[Start of Material provided]

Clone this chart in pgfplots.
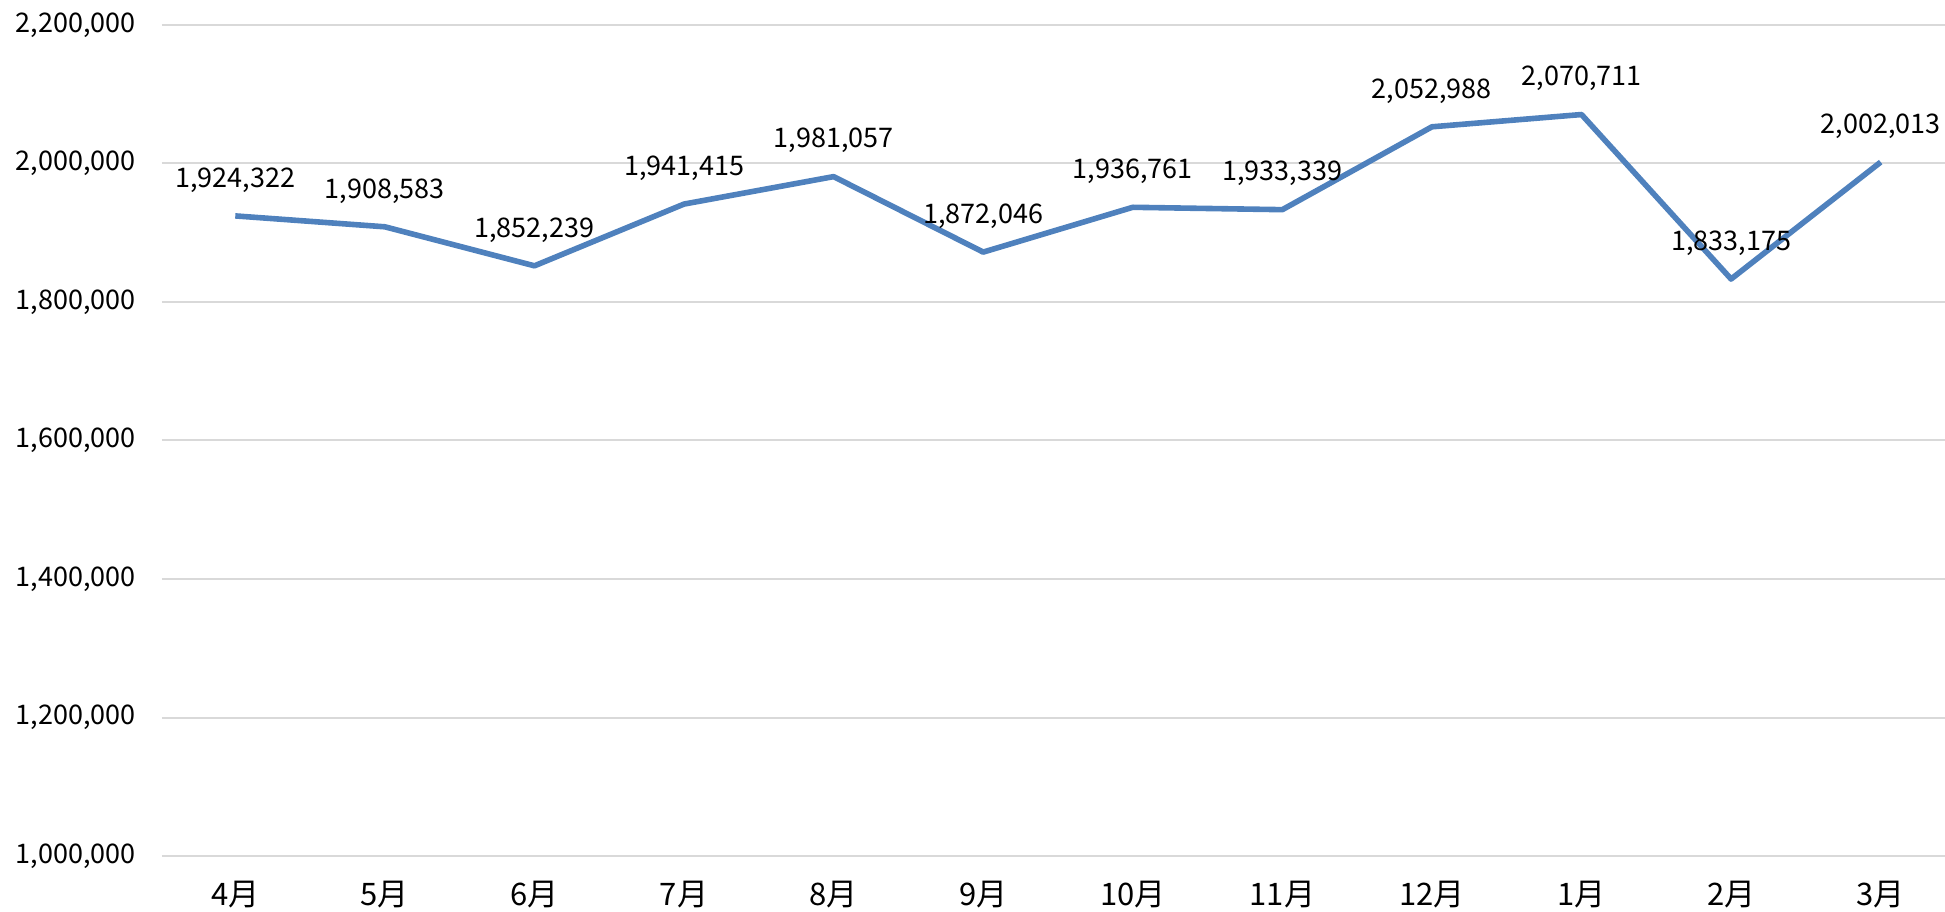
\documentclass[border=0pt]{standalone}
\usepackage{pgfplots}
\pgfplotsset{compat=1.18}
\usepackage{pgfplotstable}
\usepackage{fontspec}
\setmainfont{Noto Sans CJK JP}

\definecolor{lineblue}{RGB}{79,129,189}
\definecolor{gridgray}{RGB}{217,217,217}

% monthly totals, Apr -> Mar
\pgfplotstableread{
x y label
0 1924322 1,924,322
1 1908583 1,908,583
2 1852239 1,852,239
3 1941415 1,941,415
4 1981057 1,981,057
5 1872046 1,872,046
6 1936761 1,936,761
7 1933339 1,933,339
8 2052988 2,052,988
9 2070711 2,070,711
10 1833175 1,833,175
11 2002013 2,002,013
}\sales

\begin{document}
\fontsize{13.5pt}{16pt}\selectfont
\begin{tikzpicture}
\begin{axis}[
    at={(0,0)}, anchor=south west,
    scale only axis, width=891.5pt, height=415.5pt,
    xmin=-0.49, xmax=11.43,
    ymin=1000000, ymax=2200000,
    xtick={0,...,11},
    xticklabels={4月,5月,6月,7月,8月,9月,10月,11月,12月,1月,2月,3月},
    ytick={1000000,1200000,1400000,1600000,1800000,2000000,2200000},
    scaled y ticks=false,
    yticklabel style={xshift=-8.5pt},
    yticklabel style={/pgf/number format/.cd, fixed, 1000 sep={,}, assume math mode=true},
    xticklabel style={yshift=-8pt, font=\fontsize{15.5pt}{18pt}\selectfont},
    ymajorgrids,
    major grid style={gridgray, line width=1pt},
    axis line style={draw=none},
    major tick length=0pt,
    clip=false,
]
\addplot[lineblue, line width=2.8pt, line join=round, mark=none,
    nodes near coords, point meta=explicit symbolic,
    every node near coord/.append style={anchor=center, yshift=18pt, text=black}]
    table[x=x, y=y, meta=label]{\sales};
\end{axis}
\pgfresetboundingbox
\path[use as bounding box] (-81pt,-27.5pt) rectangle (891.5pt,428pt);
\end{tikzpicture}
\end{document}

[End of Material provided]

[Task goal]:
Reproduce the whole listing exactly, but not the images in it.

[Solution to this exercise]:
Clone this chart in pgfplots.
\documentclass[border=0pt]{standalone}
\usepackage{pgfplots}
\pgfplotsset{compat=1.18}
\usepackage{pgfplotstable}
\usepackage{fontspec}
\setmainfont{Noto Sans CJK JP}

\definecolor{lineblue}{RGB}{79,129,189}
\definecolor{gridgray}{RGB}{217,217,217}

% monthly totals, Apr -> Mar
\pgfplotstableread{
x y label
0 1924322 1,924,322
1 1908583 1,908,583
2 1852239 1,852,239
3 1941415 1,941,415
4 1981057 1,981,057
5 1872046 1,872,046
6 1936761 1,936,761
7 1933339 1,933,339
8 2052988 2,052,988
9 2070711 2,070,711
10 1833175 1,833,175
11 2002013 2,002,013
}\sales

\begin{document}
\fontsize{13.5pt}{16pt}\selectfont
\begin{tikzpicture}
\begin{axis}[
    at={(0,0)}, anchor=south west,
    scale only axis, width=891.5pt, height=415.5pt,
    xmin=-0.49, xmax=11.43,
    ymin=1000000, ymax=2200000,
    xtick={0,...,11},
    xticklabels={4月,5月,6月,7月,8月,9月,10月,11月,12月,1月,2月,3月},
    ytick={1000000,1200000,1400000,1600000,1800000,2000000,2200000},
    scaled y ticks=false,
    yticklabel style={xshift=-8.5pt},
    yticklabel style={/pgf/number format/.cd, fixed, 1000 sep={,}, assume math mode=true},
    xticklabel style={yshift=-8pt, font=\fontsize{15.5pt}{18pt}\selectfont},
    ymajorgrids,
    major grid style={gridgray, line width=1pt},
    axis line style={draw=none},
    major tick length=0pt,
    clip=false,
]
\addplot[lineblue, line width=2.8pt, line join=round, mark=none,
    nodes near coords, point meta=explicit symbolic,
    every node near coord/.append style={anchor=center, yshift=18pt, text=black}]
    table[x=x, y=y, meta=label]{\sales};
\end{axis}
\pgfresetboundingbox
\path[use as bounding box] (-81pt,-27.5pt) rectangle (891.5pt,428pt);
\end{tikzpicture}
\end{document}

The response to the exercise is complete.